>> start Available data

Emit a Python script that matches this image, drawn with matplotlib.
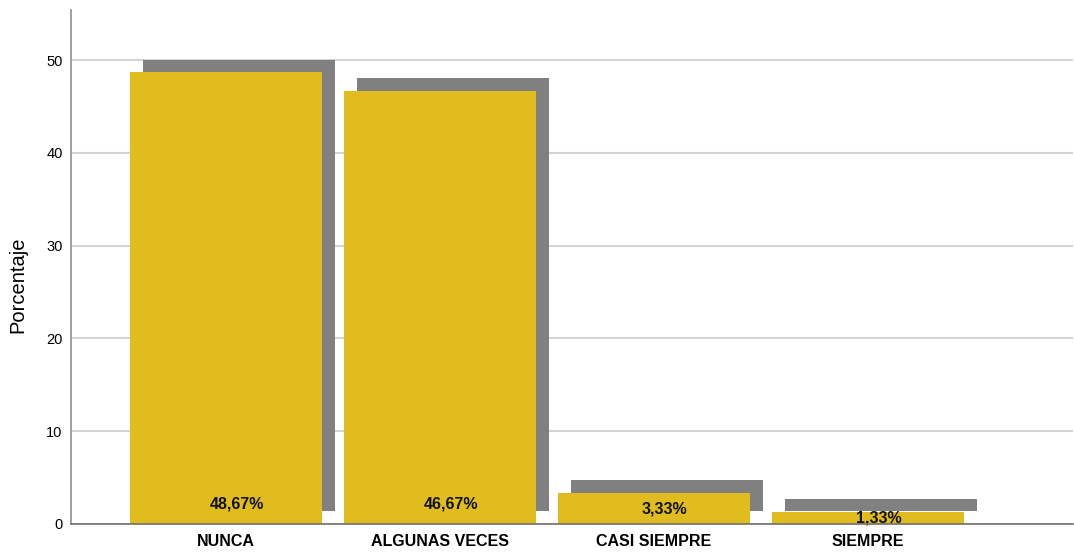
import matplotlib.pyplot as plt
from matplotlib.patches import Rectangle

categorias = ['NUNCA', 'ALGUNAS VECES', 'CASI SIEMPRE', 'SIEMPRE']
porcentajes = [48.67, 46.67, 3.33, 1.33]
etiquetas = ['48,67%', '46,67%', '3,33%', '1,33%']
yticks = [0, 10, 20, 30, 40, 50]

AMARILLO = '#e0bc1f'
SOMBRA = '#808080'
ancho = 0.897
dx, dy = 0.061, 1.37

plt.rcParams['font.family'] = ['Liberation Sans', 'DejaVu Sans']

fig = plt.figure(figsize=(10.74, 5.54), dpi=100)
ax = fig.add_axes([0.0661, 0.0542, 0.9329, 0.9278])

xs = list(range(len(categorias)))
for x, v, txt in zip(xs, porcentajes, etiquetas):
    # sombra desplazada detrás de cada barra
    ax.add_patch(Rectangle((x - ancho / 2 + dx, dy), ancho, v,
                           facecolor=SOMBRA, edgecolor='none', zorder=2))
    ax.add_patch(Rectangle((x - ancho / 2, 0), ancho, v,
                           facecolor=AMARILLO, edgecolor='none', zorder=3))
    ax.text(x + 0.05, min(v / 2, 2.2), txt, ha='center', va='center',
            fontsize=11.5, fontweight='bold', color='#111111', zorder=4)

ax.set_xlim(-0.724, 3.958)
ax.set_ylim(0, 55.4)
ax.set_xticks(xs)
ax.set_xticklabels(categorias, fontsize=11.5, fontweight='bold')
ax.set_yticks(yticks)
ax.set_yticklabels([str(t) for t in yticks], fontsize=10.5)
ax.tick_params(axis='x', length=0, pad=7)
ax.tick_params(axis='y', length=0, pad=6)

ax.yaxis.grid(True, color='#d4d4d4', linewidth=1.5, zorder=1)
ax.set_axisbelow(True)

for lado in ['top', 'right']:
    ax.spines[lado].set_visible(False)
ax.spines['left'].set_color('#909090')
ax.spines['left'].set_linewidth(1.2)
ax.spines['bottom'].set_color('#707070')
ax.spines['bottom'].set_linewidth(1.2)
ax.spines['bottom'].set_zorder(5)

ax.set_ylabel('Porcentaje', fontsize=14.5)
ax.yaxis.set_label_coords(-0.044, 0.465)

fig.savefig('out.png', dpi=100)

>> end Available data

▶ _Direction_:
Begin at the top of the material above and output each line exactly, stopping after the line that holds "ax.set_axisbelow(True)". Leave out pictures.

▶ _Output_:
Emit a Python script that matches this image, drawn with matplotlib.
import matplotlib.pyplot as plt
from matplotlib.patches import Rectangle

categorias = ['NUNCA', 'ALGUNAS VECES', 'CASI SIEMPRE', 'SIEMPRE']
porcentajes = [48.67, 46.67, 3.33, 1.33]
etiquetas = ['48,67%', '46,67%', '3,33%', '1,33%']
yticks = [0, 10, 20, 30, 40, 50]

AMARILLO = '#e0bc1f'
SOMBRA = '#808080'
ancho = 0.897
dx, dy = 0.061, 1.37

plt.rcParams['font.family'] = ['Liberation Sans', 'DejaVu Sans']

fig = plt.figure(figsize=(10.74, 5.54), dpi=100)
ax = fig.add_axes([0.0661, 0.0542, 0.9329, 0.9278])

xs = list(range(len(categorias)))
for x, v, txt in zip(xs, porcentajes, etiquetas):
    # sombra desplazada detrás de cada barra
    ax.add_patch(Rectangle((x - ancho / 2 + dx, dy), ancho, v,
                           facecolor=SOMBRA, edgecolor='none', zorder=2))
    ax.add_patch(Rectangle((x - ancho / 2, 0), ancho, v,
                           facecolor=AMARILLO, edgecolor='none', zorder=3))
    ax.text(x + 0.05, min(v / 2, 2.2), txt, ha='center', va='center',
            fontsize=11.5, fontweight='bold', color='#111111', zorder=4)

ax.set_xlim(-0.724, 3.958)
ax.set_ylim(0, 55.4)
ax.set_xticks(xs)
ax.set_xticklabels(categorias, fontsize=11.5, fontweight='bold')
ax.set_yticks(yticks)
ax.set_yticklabels([str(t) for t in yticks], fontsize=10.5)
ax.tick_params(axis='x', length=0, pad=7)
ax.tick_params(axis='y', length=0, pad=6)

ax.yaxis.grid(True, color='#d4d4d4', linewidth=1.5, zorder=1)
ax.set_axisbelow(True)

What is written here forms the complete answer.